I teach now in a private southern University and we struggle to recruit and retain minority students. As a faculty, we are aligned in our desire to create a diverse student and faculty environment and we acknowledge the importance of diverse ideas in the academy of legal study. However, despite our best efforts, I wonder sometimes if we are missing the mark as we set our sites on the text and not the sub-text of our situation.

Recently, a minority student was talking with me about some of his law school experiences. He was struggling with how a black man would fit into the apparently white world of the legal profession. He commented that if “thinking like a lawyer” meant thinking like a middle-aged white man, he was not sure he really wanted any part of it. The phrase suggested to him also a picture of an elite, white, male world where the privileged prevailed.

Honestly, the phrase suggests the same to me. I cannot forget that the elite idea of an intellectual club for legal thinkers predates any time when I would have been allowed to attend law school or accepted as a legal professional. If we want to introduce our students to the world we value, the world of reading and understanding the law, perhaps we should reconsider the label we have placed upon the very goal of our guidance. What we really want students to do is to engage in learning the law for their own goals, not ours. We want students to find a sense of themselves in law school, as individual intellectuals and professionals, not to convert themselves to better match the idea of a lawyer. When we phrase their goal as we have heard it, as it has always been phrased, we are cutting them off from themselves and from a vision of themselves in the new context of law.

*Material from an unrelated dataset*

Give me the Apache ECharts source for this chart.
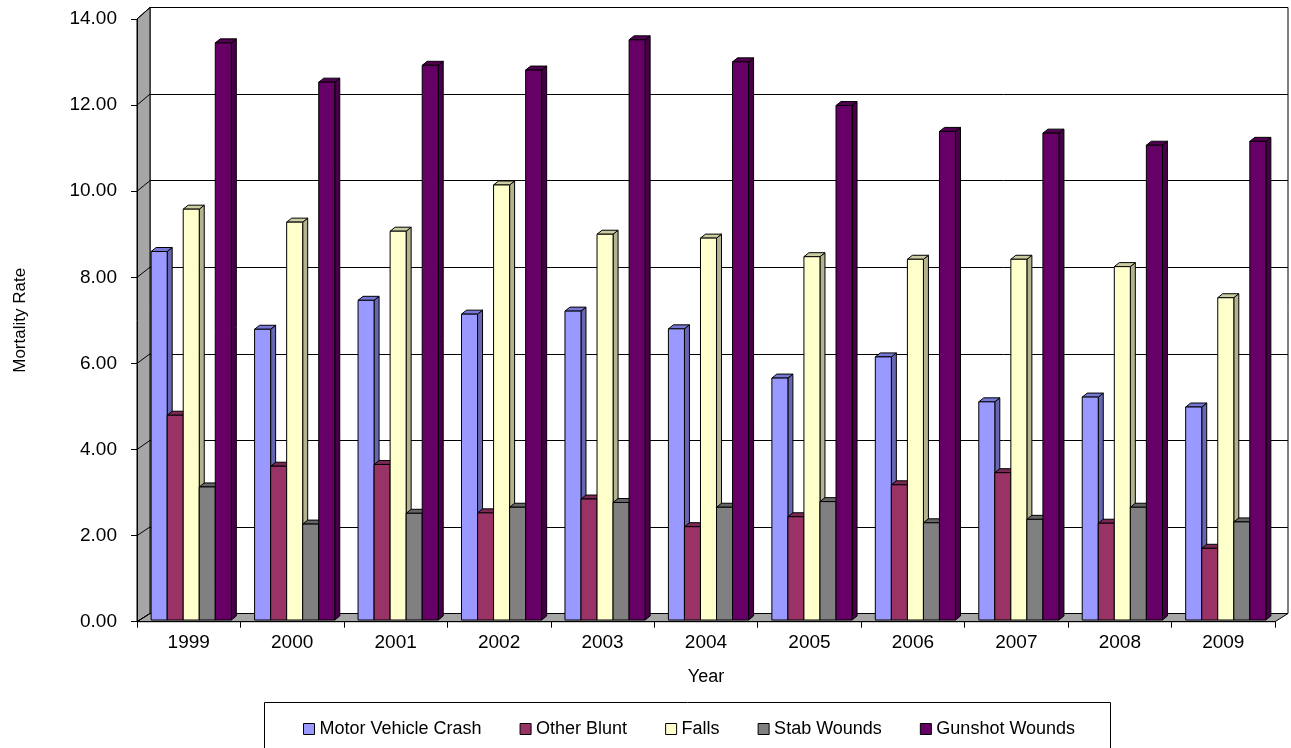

Thus, I have resolved to bury the phrase “thinking like a lawyer.” This comment will serve as its eulogy and as a public promise to my students that I will examine my words carefully as I stand before them advocating diversity and learning. I will still endeavor to guide students, as Professor Bergman suggests, to look at what a case or ruling stands for, then understand the role the law’s particular phrases and words play in the arguments lawyers make for their clients. I will try, however, to teach students to think as themselves … only better.